<<<<
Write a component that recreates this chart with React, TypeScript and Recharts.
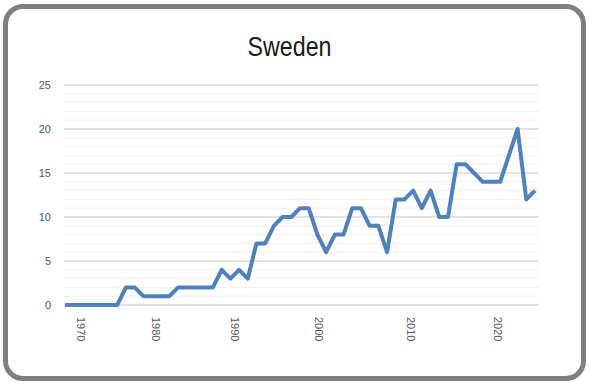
import React from "react";
import { LineChart, Line, XAxis, YAxis, CartesianGrid, ReferenceLine } from "recharts";

// Series values, one per category (left to right)
const values = [
  0, 0, 0, 0, 0, 0, 0, 2, 2, 1, 1, 1, 1, 2, 2, 2, 2, 2, 4, 3, 4, 3, 7, 7, 9, 10, 10,
  11, 11, 8, 6, 8, 8, 11, 11, 9, 9, 6, 12, 12, 13, 11, 13, 10, 10, 16, 16, 15, 14, 14,
  14, 17, 20, 12, 13,
];
// Category index
const categories = values.map((_, i) => i);
// Tick labels on the category axis and where they fall (in category index units)
const tickYears = ["1970", "1980", "1990", "2000", "2010", "2020"];
const tickAt = [1.8, 10.5, 19.5, 29.2, 39.7, 49.8];
const yTicks = [0, 5, 10, 15, 20, 25];
const yMinor = [1, 2, 3, 4, 6, 7, 8, 9, 11, 12, 13, 14, 16, 17, 18, 19, 21, 22, 23, 24];

const data = categories.map((c, i) => ({ i: c, v: values[i] }));

const XTick = (props: any) => {
  const { x, y, payload } = props;
  const idx = tickAt.indexOf(payload.value);
  return (
    <text
      transform={`translate(${x},${y}) rotate(90)`}
      x={0}
      y={0}
      textAnchor="start"
      dominantBaseline="central"
      fontSize={11}
      fontFamily="'Liberation Sans', Arial, sans-serif"
      fill="#595959"
    >
      {tickYears[idx]}
    </text>
  );
};

export default function App() {
  return (
    <div style={{ position: "absolute", left: 0, top: 0, width: 589, height: 387, background: "#fff" }}>
      <div
        style={{
          position: "absolute",
          left: 3,
          top: 4,
          width: 573,
          height: 367,
          border: "5px solid #7f7f7f",
          borderRadius: 20,
        }}
      />
      <div
        style={{
          position: "absolute",
          left: 0,
          top: 33,
          width: 579,
          textAlign: "center",
          fontSize: 28,
          lineHeight: "28px",
          fontFamily: "'Liberation Sans', Arial, sans-serif",
          color: "#1a1a1a",
          transform: "scaleX(0.83)",
          transformOrigin: "289.5px 0px",
        }}
      >
        Sweden
      </div>
      <div style={{ position: "absolute", left: 0, top: 0 }}>
        <LineChart
          width={589}
          height={387}
          data={data}
          margin={{ top: 85, right: 51, bottom: 32, left: 24 }}
        >
          {yMinor.map((m) => (
            <ReferenceLine key={m} y={m} stroke="#efefef" strokeWidth={1} ifOverflow="extendDomain" />
          ))}
          <CartesianGrid vertical={false} stroke="#d9d9d9" strokeWidth={1.5} />
          <XAxis
            dataKey="i"
            type="number"
            domain={[0, 54]}
            ticks={tickAt}
            tick={<XTick />}
            tickLine={false}
            axisLine={false}
            height={50}
            tickMargin={12}
            tickSize={0}
            padding={{ left: 1, right: 3 }}
            interval={0}
          />
          <YAxis
            domain={[0, 25]}
            ticks={yTicks}
            width={40}
            tickLine={false}
            axisLine={false}
            tickSize={0}
            tickMargin={13}
            interval={0}
            tick={{ fontSize: 11, fill: "#595959", fontFamily: "'Liberation Sans', Arial, sans-serif" }}
          />
          <Line
            type="linear"
            dataKey="v"
            stroke="#4f81bd"
            strokeWidth={4}
            dot={false}
            isAnimationActive={false}
            strokeLinejoin="round"
          />
        </LineChart>
      </div>
    </div>
  );
}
>>>>
- [Directions for this task]: Set every line down exactly as written, leaving each picture out.

- [Correct output]:
Write a component that recreates this chart with React, TypeScript and Recharts.
import React from "react";
import { LineChart, Line, XAxis, YAxis, CartesianGrid, ReferenceLine } from "recharts";

// Series values, one per category (left to right)
const values = [
  0, 0, 0, 0, 0, 0, 0, 2, 2, 1, 1, 1, 1, 2, 2, 2, 2, 2, 4, 3, 4, 3, 7, 7, 9, 10, 10,
  11, 11, 8, 6, 8, 8, 11, 11, 9, 9, 6, 12, 12, 13, 11, 13, 10, 10, 16, 16, 15, 14, 14,
  14, 17, 20, 12, 13,
];
// Category index
const categories = values.map((_, i) => i);
// Tick labels on the category axis and where they fall (in category index units)
const tickYears = ["1970", "1980", "1990", "2000", "2010", "2020"];
const tickAt = [1.8, 10.5, 19.5, 29.2, 39.7, 49.8];
const yTicks = [0, 5, 10, 15, 20, 25];
const yMinor = [1, 2, 3, 4, 6, 7, 8, 9, 11, 12, 13, 14, 16, 17, 18, 19, 21, 22, 23, 24];

const data = categories.map((c, i) => ({ i: c, v: values[i] }));

const XTick = (props: any) => {
  const { x, y, payload } = props;
  const idx = tickAt.indexOf(payload.value);
  return (
    <text
      transform={`translate(${x},${y}) rotate(90)`}
      x={0}
      y={0}
      textAnchor="start"
      dominantBaseline="central"
      fontSize={11}
      fontFamily="'Liberation Sans', Arial, sans-serif"
      fill="#595959"
    >
      {tickYears[idx]}
    </text>
  );
};

export default function App() {
  return (
    <div style={{ position: "absolute", left: 0, top: 0, width: 589, height: 387, background: "#fff" }}>
      <div
        style={{
          position: "absolute",
          left: 3,
          top: 4,
          width: 573,
          height: 367,
          border: "5px solid #7f7f7f",
          borderRadius: 20,
        }}
      />
      <div
        style={{
          position: "absolute",
          left: 0,
          top: 33,
          width: 579,
          textAlign: "center",
          fontSize: 28,
          lineHeight: "28px",
          fontFamily: "'Liberation Sans', Arial, sans-serif",
          color: "#1a1a1a",
          transform: "scaleX(0.83)",
          transformOrigin: "289.5px 0px",
        }}
      >
        Sweden
      </div>
      <div style={{ position: "absolute", left: 0, top: 0 }}>
        <LineChart
          width={589}
          height={387}
          data={data}
          margin={{ top: 85, right: 51, bottom: 32, left: 24 }}
        >
          {yMinor.map((m) => (
            <ReferenceLine key={m} y={m} stroke="#efefef" strokeWidth={1} ifOverflow="extendDomain" />
          ))}
          <CartesianGrid vertical={false} stroke="#d9d9d9" strokeWidth={1.5} />
          <XAxis
            dataKey="i"
            type="number"
            domain={[0, 54]}
            ticks={tickAt}
            tick={<XTick />}
            tickLine={false}
            axisLine={false}
            height={50}
            tickMargin={12}
            tickSize={0}
            padding={{ left: 1, right: 3 }}
            interval={0}
          />
          <YAxis
            domain={[0, 25]}
            ticks={yTicks}
            width={40}
            tickLine={false}
            axisLine={false}
            tickSize={0}
            tickMargin={13}
            interval={0}
            tick={{ fontSize: 11, fill: "#595959", fontFamily: "'Liberation Sans', Arial, sans-serif" }}
          />
          <Line
            type="linear"
            dataKey="v"
            stroke="#4f81bd"
            strokeWidth={4}
            dot={false}
            isAnimationActive={false}
            strokeLinejoin="round"
          />
        </LineChart>
      </div>
    </div>
  );
}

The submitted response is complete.